• Stated goal:
The lines to return are those from the one containing "Write a Python" down to the one containing "cax = fig.add_axes([0.874, 0.0546, 0.052, 0.912])", inclusive; return them exactly and nothing else.
• • • •
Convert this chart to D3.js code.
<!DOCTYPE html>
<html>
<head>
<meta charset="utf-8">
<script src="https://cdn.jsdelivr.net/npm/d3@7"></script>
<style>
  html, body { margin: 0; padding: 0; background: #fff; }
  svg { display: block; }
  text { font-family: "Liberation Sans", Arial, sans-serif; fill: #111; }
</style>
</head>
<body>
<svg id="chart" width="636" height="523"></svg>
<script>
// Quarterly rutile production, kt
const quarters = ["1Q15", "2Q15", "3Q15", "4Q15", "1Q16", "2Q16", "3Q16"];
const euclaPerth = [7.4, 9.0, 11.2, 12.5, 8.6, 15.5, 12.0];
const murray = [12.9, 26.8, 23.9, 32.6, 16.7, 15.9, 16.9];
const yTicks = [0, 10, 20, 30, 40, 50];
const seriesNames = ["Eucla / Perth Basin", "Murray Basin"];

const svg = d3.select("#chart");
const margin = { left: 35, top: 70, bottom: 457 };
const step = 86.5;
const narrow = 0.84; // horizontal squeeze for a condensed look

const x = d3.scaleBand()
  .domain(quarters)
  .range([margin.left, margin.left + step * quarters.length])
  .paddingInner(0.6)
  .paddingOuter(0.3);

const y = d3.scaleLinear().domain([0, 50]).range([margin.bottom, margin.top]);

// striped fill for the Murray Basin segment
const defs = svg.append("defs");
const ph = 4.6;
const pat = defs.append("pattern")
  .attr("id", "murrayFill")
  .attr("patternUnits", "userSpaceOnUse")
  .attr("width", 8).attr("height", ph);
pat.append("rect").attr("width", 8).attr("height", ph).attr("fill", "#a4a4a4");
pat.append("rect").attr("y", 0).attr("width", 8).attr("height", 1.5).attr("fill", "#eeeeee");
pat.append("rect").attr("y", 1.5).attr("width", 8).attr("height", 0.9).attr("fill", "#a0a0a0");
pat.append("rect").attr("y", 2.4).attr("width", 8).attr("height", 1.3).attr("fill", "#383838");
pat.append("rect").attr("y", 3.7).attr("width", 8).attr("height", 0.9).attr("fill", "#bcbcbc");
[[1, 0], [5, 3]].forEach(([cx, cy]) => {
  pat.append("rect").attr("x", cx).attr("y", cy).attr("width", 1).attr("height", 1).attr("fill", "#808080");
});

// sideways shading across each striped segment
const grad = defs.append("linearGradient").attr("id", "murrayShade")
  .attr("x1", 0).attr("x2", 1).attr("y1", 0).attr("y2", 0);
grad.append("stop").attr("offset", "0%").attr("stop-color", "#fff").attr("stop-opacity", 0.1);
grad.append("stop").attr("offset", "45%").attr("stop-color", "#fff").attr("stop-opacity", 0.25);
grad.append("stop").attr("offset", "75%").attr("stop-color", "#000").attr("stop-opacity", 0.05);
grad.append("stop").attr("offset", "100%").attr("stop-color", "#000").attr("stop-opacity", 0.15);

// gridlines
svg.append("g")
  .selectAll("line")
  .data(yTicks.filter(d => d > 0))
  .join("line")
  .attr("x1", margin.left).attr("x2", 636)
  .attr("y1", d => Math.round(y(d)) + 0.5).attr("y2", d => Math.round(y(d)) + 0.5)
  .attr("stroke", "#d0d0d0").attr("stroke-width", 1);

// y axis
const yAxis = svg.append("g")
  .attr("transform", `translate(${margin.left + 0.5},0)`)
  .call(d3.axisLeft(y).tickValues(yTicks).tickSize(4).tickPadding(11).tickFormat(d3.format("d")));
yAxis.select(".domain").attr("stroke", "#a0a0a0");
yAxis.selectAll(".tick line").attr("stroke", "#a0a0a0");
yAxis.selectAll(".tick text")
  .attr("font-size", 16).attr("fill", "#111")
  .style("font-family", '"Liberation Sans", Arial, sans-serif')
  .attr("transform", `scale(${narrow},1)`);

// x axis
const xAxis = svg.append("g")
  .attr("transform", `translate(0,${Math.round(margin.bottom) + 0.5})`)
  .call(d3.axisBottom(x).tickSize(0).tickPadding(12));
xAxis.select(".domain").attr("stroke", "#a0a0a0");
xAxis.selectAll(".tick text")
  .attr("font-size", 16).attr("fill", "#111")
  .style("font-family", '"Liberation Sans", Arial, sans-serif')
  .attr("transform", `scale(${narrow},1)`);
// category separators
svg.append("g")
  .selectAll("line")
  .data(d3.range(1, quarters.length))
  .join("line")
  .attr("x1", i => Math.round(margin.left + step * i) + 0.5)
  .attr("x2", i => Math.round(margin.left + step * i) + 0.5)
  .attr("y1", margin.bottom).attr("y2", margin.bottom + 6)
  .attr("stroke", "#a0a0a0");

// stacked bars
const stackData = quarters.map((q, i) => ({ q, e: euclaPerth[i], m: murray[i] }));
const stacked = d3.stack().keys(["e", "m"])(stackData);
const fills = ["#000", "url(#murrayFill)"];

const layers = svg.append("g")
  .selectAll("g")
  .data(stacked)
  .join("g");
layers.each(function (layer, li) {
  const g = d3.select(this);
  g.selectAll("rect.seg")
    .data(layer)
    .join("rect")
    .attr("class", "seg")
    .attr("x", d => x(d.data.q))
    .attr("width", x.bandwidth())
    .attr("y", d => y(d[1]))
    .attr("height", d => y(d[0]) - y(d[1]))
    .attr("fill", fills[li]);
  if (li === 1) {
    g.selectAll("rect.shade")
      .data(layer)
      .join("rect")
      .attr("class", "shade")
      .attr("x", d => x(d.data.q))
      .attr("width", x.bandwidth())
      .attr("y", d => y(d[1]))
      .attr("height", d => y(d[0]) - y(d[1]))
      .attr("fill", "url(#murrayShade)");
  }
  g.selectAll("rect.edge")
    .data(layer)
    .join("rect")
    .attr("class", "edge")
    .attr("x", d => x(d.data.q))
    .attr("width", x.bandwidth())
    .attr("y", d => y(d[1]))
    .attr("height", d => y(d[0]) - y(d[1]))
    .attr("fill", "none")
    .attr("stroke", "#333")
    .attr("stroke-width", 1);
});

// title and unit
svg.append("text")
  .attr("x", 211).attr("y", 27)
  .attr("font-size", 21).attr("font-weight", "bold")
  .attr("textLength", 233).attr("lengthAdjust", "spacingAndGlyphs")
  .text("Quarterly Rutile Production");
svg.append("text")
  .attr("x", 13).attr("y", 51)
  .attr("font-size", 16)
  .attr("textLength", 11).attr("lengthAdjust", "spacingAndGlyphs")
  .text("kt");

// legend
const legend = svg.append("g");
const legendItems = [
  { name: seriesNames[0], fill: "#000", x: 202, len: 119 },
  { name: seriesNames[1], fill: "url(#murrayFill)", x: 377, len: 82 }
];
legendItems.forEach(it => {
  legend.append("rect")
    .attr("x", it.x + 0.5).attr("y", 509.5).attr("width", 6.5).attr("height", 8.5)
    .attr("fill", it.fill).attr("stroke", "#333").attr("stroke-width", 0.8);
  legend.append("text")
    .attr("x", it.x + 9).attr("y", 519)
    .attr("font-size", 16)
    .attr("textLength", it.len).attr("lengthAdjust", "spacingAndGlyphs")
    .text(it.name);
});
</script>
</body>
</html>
• • • •
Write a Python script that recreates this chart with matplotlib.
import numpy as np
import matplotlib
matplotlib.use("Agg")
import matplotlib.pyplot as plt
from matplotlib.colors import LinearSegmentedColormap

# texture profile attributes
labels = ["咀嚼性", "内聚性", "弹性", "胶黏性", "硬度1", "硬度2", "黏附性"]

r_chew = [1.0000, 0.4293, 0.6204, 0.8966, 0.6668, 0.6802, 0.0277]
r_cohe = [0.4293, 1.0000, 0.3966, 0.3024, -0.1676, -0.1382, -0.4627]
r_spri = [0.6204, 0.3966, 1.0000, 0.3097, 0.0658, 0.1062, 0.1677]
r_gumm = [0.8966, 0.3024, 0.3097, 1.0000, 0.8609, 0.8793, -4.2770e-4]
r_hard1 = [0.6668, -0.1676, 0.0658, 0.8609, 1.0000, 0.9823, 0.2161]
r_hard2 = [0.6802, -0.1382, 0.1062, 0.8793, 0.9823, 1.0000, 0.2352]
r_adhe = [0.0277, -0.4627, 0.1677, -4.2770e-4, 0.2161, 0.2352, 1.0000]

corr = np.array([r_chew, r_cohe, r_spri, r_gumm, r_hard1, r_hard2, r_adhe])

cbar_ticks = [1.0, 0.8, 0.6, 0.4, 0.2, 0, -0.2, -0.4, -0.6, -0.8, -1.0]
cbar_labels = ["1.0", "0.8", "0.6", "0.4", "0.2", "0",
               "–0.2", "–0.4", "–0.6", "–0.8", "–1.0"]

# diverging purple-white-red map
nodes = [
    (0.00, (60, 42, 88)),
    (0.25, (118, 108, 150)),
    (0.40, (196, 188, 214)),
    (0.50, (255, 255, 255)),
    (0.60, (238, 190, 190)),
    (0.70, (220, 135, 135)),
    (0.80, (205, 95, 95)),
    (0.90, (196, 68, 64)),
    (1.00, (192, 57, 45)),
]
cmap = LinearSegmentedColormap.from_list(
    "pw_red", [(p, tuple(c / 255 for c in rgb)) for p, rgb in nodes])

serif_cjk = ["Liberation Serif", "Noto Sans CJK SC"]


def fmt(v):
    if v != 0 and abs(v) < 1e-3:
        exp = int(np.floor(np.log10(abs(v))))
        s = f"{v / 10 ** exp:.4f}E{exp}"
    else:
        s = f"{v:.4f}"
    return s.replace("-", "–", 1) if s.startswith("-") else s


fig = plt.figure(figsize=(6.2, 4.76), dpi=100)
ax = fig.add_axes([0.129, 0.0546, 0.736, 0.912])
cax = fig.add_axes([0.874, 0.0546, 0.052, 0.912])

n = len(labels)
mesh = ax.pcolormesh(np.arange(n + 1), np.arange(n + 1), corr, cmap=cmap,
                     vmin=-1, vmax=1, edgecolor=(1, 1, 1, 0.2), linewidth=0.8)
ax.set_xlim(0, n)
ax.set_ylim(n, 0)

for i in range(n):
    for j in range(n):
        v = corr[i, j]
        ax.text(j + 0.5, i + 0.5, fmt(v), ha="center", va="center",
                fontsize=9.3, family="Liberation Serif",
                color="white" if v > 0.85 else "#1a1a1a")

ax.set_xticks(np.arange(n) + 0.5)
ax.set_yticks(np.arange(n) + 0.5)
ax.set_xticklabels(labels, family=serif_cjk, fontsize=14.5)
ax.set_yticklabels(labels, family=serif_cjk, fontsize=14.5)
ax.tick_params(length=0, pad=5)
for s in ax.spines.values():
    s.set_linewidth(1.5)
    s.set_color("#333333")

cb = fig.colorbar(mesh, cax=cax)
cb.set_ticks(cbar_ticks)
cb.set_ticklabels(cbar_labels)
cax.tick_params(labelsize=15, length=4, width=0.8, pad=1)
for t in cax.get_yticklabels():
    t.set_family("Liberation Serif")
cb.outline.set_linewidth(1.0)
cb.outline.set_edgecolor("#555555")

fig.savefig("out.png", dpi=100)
• • • •
• Result of this exercise:
Write a Python script that recreates this chart with matplotlib.
import numpy as np
import matplotlib
matplotlib.use("Agg")
import matplotlib.pyplot as plt
from matplotlib.colors import LinearSegmentedColormap

# texture profile attributes
labels = ["咀嚼性", "内聚性", "弹性", "胶黏性", "硬度1", "硬度2", "黏附性"]

r_chew = [1.0000, 0.4293, 0.6204, 0.8966, 0.6668, 0.6802, 0.0277]
r_cohe = [0.4293, 1.0000, 0.3966, 0.3024, -0.1676, -0.1382, -0.4627]
r_spri = [0.6204, 0.3966, 1.0000, 0.3097, 0.0658, 0.1062, 0.1677]
r_gumm = [0.8966, 0.3024, 0.3097, 1.0000, 0.8609, 0.8793, -4.2770e-4]
r_hard1 = [0.6668, -0.1676, 0.0658, 0.8609, 1.0000, 0.9823, 0.2161]
r_hard2 = [0.6802, -0.1382, 0.1062, 0.8793, 0.9823, 1.0000, 0.2352]
r_adhe = [0.0277, -0.4627, 0.1677, -4.2770e-4, 0.2161, 0.2352, 1.0000]

corr = np.array([r_chew, r_cohe, r_spri, r_gumm, r_hard1, r_hard2, r_adhe])

cbar_ticks = [1.0, 0.8, 0.6, 0.4, 0.2, 0, -0.2, -0.4, -0.6, -0.8, -1.0]
cbar_labels = ["1.0", "0.8", "0.6", "0.4", "0.2", "0",
               "–0.2", "–0.4", "–0.6", "–0.8", "–1.0"]

# diverging purple-white-red map
nodes = [
    (0.00, (60, 42, 88)),
    (0.25, (118, 108, 150)),
    (0.40, (196, 188, 214)),
    (0.50, (255, 255, 255)),
    (0.60, (238, 190, 190)),
    (0.70, (220, 135, 135)),
    (0.80, (205, 95, 95)),
    (0.90, (196, 68, 64)),
    (1.00, (192, 57, 45)),
]
cmap = LinearSegmentedColormap.from_list(
    "pw_red", [(p, tuple(c / 255 for c in rgb)) for p, rgb in nodes])

serif_cjk = ["Liberation Serif", "Noto Sans CJK SC"]


def fmt(v):
    if v != 0 and abs(v) < 1e-3:
        exp = int(np.floor(np.log10(abs(v))))
        s = f"{v / 10 ** exp:.4f}E{exp}"
    else:
        s = f"{v:.4f}"
    return s.replace("-", "–", 1) if s.startswith("-") else s


fig = plt.figure(figsize=(6.2, 4.76), dpi=100)
ax = fig.add_axes([0.129, 0.0546, 0.736, 0.912])
cax = fig.add_axes([0.874, 0.0546, 0.052, 0.912])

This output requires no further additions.